L'ancien patron Carlos Ghosn avait lancé Renault dans une course aux volumes. Avec ses alliés japonais Nissan et Mitsubishi, il avait atteint en 2017 et 2018 le premier rang mondial et visait 14 millions d'unités en 2022 (dont 5,5 millions pour le groupe Renault).

Mais le marché s'est retourné à partir de 2018, notamment en Chine. Renault a vendu 3,8 millions de véhicules l'an dernier, en dessous des attentes. Résultat: un outil industriel pas assez rentable.

Pour faire tourner ses usines, le groupe a eu tendance à brader ses voitures, nuisant à la fois à ses marges et à son image.

Aujourd'hui, dans un marché saturé, les constructeurs sont "plus dans une logique de gagner de l'argent sur chaque voiture vendue", explique M. Neuvy. PSA (Peugeot, Citroën) a fortement réduit ses coûts et affiche une rentabilité record malgré des volumes inférieurs.

Renault a "beaucoup trop de modèles différents pour des volumes trop faibles", résume Ferdinand Dudenhöffer, directeur du Center Automotive Research (CAR) basé en Allemagne.

 

Une alliance embourbée avec Nissan

Après l'arrestation de M. Ghosn au Japon en novembre 2018 pour malversations présumées, sur dénonciation de Nissan, l'alliance a connu une année de crise, synonyme d'année perdue. Les tensions entre les anciens directeurs généraux Thierry Bolloré et Hiroto Saikawa -finalement tous deux évincés-, ont provoqué des retards dans les prises de décisions.

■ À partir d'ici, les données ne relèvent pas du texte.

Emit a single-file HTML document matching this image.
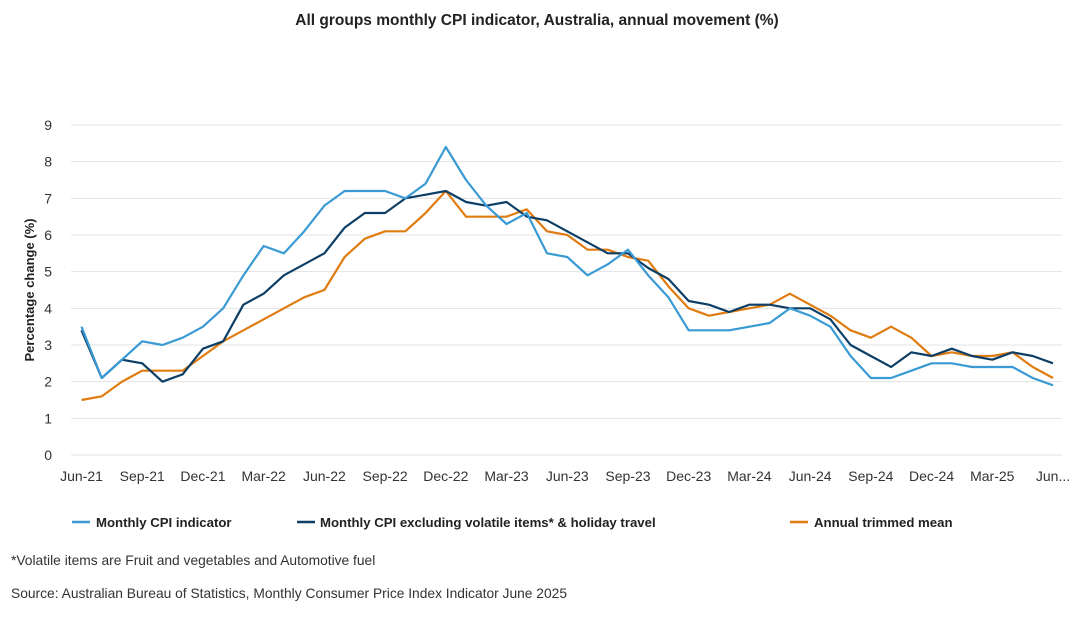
<!DOCTYPE html>
<html><head><meta charset="utf-8"><style>
body{margin:0;background:#fff;font-family:"Liberation Sans",Arial,sans-serif;}
svg text{font-family:"Liberation Sans",Arial,sans-serif;}
</style></head><body>
<svg id="chart" width="1075" height="619" viewBox="0 0 1075 619" xmlns="http://www.w3.org/2000/svg">
<text x="537" y="25" text-anchor="middle" font-size="15.5" font-weight="bold" fill="#222">All groups monthly CPI indicator, Australia, annual movement (%)</text>
<text transform="translate(34,290) rotate(-90)" text-anchor="middle" font-size="13" font-weight="bold" fill="#222">Percentage change (%)</text>
<g id="grid"></g><g id="yt"></g><g id="xt"></g><g id="lines"></g>
<g>
<g><line x1="72" y1="522" x2="90" y2="522" stroke="#3a9ad4" stroke-width="2.5"/><text x="96" y="527" font-size="13.2" font-weight="bold" fill="#222">Monthly CPI indicator</text></g>
<g><line x1="297" y1="522" x2="315" y2="522" stroke="#0d3f66" stroke-width="2.5"/><text x="320" y="527" font-size="13.2" font-weight="bold" fill="#222">Monthly CPI excluding volatile items* &amp; holiday travel</text></g>
<g><line x1="790" y1="522" x2="808" y2="522" stroke="#e07b10" stroke-width="2.5"/><text x="814" y="527" font-size="13.2" font-weight="bold" fill="#222">Annual trimmed mean</text></g>
</g>
<text x="11" y="565" font-size="13.8" fill="#333">*Volatile items are Fruit and vegetables and Automotive fuel</text>
<text x="11" y="598" font-size="13.8" fill="#333">Source: Australian Bureau of Statistics, Monthly Consumer Price Index Indicator June 2025</text>
</svg>
<script>
const months=["Jun-21","Jul-21","Aug-21","Sep-21","Oct-21","Nov-21","Dec-21","Jan-22","Feb-22","Mar-22","Apr-22","May-22","Jun-22","Jul-22","Aug-22","Sep-22","Oct-22","Nov-22","Dec-22","Jan-23","Feb-23","Mar-23","Apr-23","May-23","Jun-23","Jul-23","Aug-23","Sep-23","Oct-23","Nov-23","Dec-23","Jan-24","Feb-24","Mar-24","Apr-24","May-24","Jun-24","Jul-24","Aug-24","Sep-24","Oct-24","Nov-24","Dec-24","Jan-25","Feb-25","Mar-25","Apr-25","May-25","Jun-25"];
const cpi=[3.5,2.1,2.6,3.1,3.0,3.2,3.5,4.0,4.9,5.7,5.5,6.1,6.8,7.2,7.2,7.2,7.0,7.4,8.4,7.5,6.8,6.3,6.6,5.5,5.4,4.9,5.2,5.6,4.9,4.3,3.4,3.4,3.4,3.5,3.6,4.0,3.8,3.5,2.7,2.1,2.1,2.3,2.5,2.5,2.4,2.4,2.4,2.1,1.9];
const cpiExVol=[3.4,2.1,2.6,2.5,2.0,2.2,2.9,3.1,4.1,4.4,4.9,5.2,5.5,6.2,6.6,6.6,7.0,7.1,7.2,6.9,6.8,6.9,6.5,6.4,6.1,5.8,5.5,5.5,5.1,4.8,4.2,4.1,3.9,4.1,4.1,4.0,4.0,3.7,3.0,2.7,2.4,2.8,2.7,2.9,2.7,2.6,2.8,2.7,2.5];
const trimmed=[1.5,1.6,2.0,2.3,2.3,2.3,2.7,3.1,3.4,3.7,4.0,4.3,4.5,5.4,5.9,6.1,6.1,6.6,7.2,6.5,6.5,6.5,6.7,6.1,6.0,5.6,5.6,5.4,5.3,4.6,4.0,3.8,3.9,4.0,4.1,4.4,4.1,3.8,3.4,3.2,3.5,3.2,2.7,2.8,2.7,2.7,2.8,2.4,2.1];
const yTicks=[0,1,2,3,4,5,6,7,8,9];
const xTickLabels=["Jun-21","Sep-21","Dec-21","Mar-22","Jun-22","Sep-22","Dec-22","Mar-23","Jun-23","Sep-23","Dec-23","Mar-24","Jun-24","Sep-24","Dec-24","Mar-25","Jun..."];
const NS="http://www.w3.org/2000/svg";
function xs(i){return 81.5+i*(1053-81.5)/48;}
function ys(v){return 455-v*(330/9);}
function mk(t,a,p){const e=document.createElementNS(NS,t);for(const k in a)e.setAttribute(k,a[k]);p.appendChild(e);return e;}
const grid=document.getElementById('grid'),yt=document.getElementById('yt'),xt=document.getElementById('xt'),lines=document.getElementById('lines');
yTicks.forEach(v=>{
 const l=mk('line',{x1:71,x2:1062,y1:ys(v),y2:ys(v),stroke:'#e3e3e3','stroke-width':1},grid);
 
 
 const t=mk('text',{x:52,y:ys(v)+5,'text-anchor':'end','font-size':14,fill:'#333'},yt);
 t.textContent=v;
 
 
});
xTickLabels.forEach((s,k)=>{
 const t=mk('text',{x:xs(k*3),y:481,'text-anchor':'middle','font-size':14,fill:'#333'},xt);
 t.textContent=s;
 
 
});
function draw(arr,color,name){
 const p=mk('polyline',{points:arr.map((v,i)=>xs(i)+','+ys(v)).join(' '),fill:'none',stroke:color,'stroke-width':2.2,'stroke-linejoin':'round'},lines);
 
 
}
draw(trimmed,'#e07b10','trimmed-mean-line');
draw(cpiExVol,'#0d3f66','cpi-excluding-volatile-line');
draw(cpi,'#3a9ad4','monthly-cpi-line');
</script>
</body></html>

Mais la crise était installée depuis des années, avec pour conséquences un manque de coopérations et de synergies et des développements de technologies en doublon.

Le partenariat "n'a pas été capable d'augmenter les économies d'échelle" malgré des volumes importants, souligne M. Dudenhöffer, qui se montre pessimiste pour la suite. "Cette alliance est faible (...) Elle ne peut rien imposer à ses membres à la différence des grands groupes intégrés" comme Volkswagen ou Toyota, dont la rentabilité est bien supérieure pour des ventes équivalentes.

Renault, qui possède 43% de Nissan, en a au moins tiré de gros bénéfices durant des années quand le partenaire japonais allait bien. Les difficultés récentes de Nissan ont réduit à néant cette contribution.

 

La possibilité d'un rebond

L'histoire automobile est riche en redressements rapides comme celui que Carlos Ghosn avait réussi chez Nissan au début des années 2000, où celui de PSA qui avait frôlé la faillite en 2014.

Les pertes affichées l'an dernier par Renault, les premières en dix ans, s'expliquent par une opération comptable: un abandon de créance fiscale pour 753 millions d'euros. La marge opérationnelle, plus représentative de la santé du groupe, frôlait encore les 5%.

Le renouvellement des dirigeants chez Renault, comme chez Nissan, peut laisser espérer que le potentiel de l'alliance soit enfin exploité. Le nouveau directeur général du losange, Luca de Meo, qui arrive en juillet a su redynamiser la marque Seat, et semble avoir l'expertise marketing dont Renault a besoin.